A Lugano, è vero, non c’è un di partimento di scienze politiche. «E questo diminuisce probabilmente la sensibilità verso certe tematiche. Ma la mancata mobilitazione sui fatti di Gaza dipende forse dal fatto che non abbiamo, o abbiamo pochi studenti che provengono dalla regione in guerra e che sono per questo interessati a coinvolgere i propri colleghi sul tema». A dirlo è Federica Frediani, che all’USI insegna Dottrine politiche e Configurazioni geopolitiche e narrative della regione del Medio Oriente Mediteranneo.
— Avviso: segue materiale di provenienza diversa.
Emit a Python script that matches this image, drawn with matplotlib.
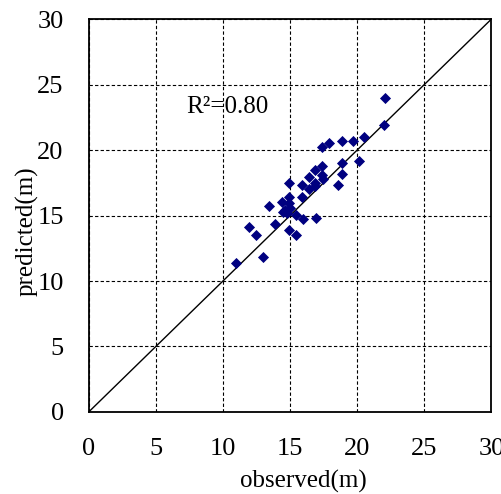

«La giovane età dell’ateneo non influisce, io credo, sulla questione - dice Frediani al CdT - la presenza di studenti arabi e palestinesi avrebbe potuto invece polarizzare l’attenzione sulla guerra, anche se poi non so quanto questa stessa polarizzazione avrebbe potuto essere utile per fare emergere un pensiero elaborato».

Le differenze sostanziali con la Svizzera romanda, i tanti italiani pendolari, i numeri dell’ateneo, alla fine, hanno fatto sì che a Lugano le proteste siano rimaste mute.

«Nelle Università con decine di migliaia di studenti è più facile trovare chi è pronto a manifestare - conclude la professoressa Frediani - Ma va anche detto che da quando insegno qui non mi ricordo di aver mai visto una manifestazione degli studenti all’USI».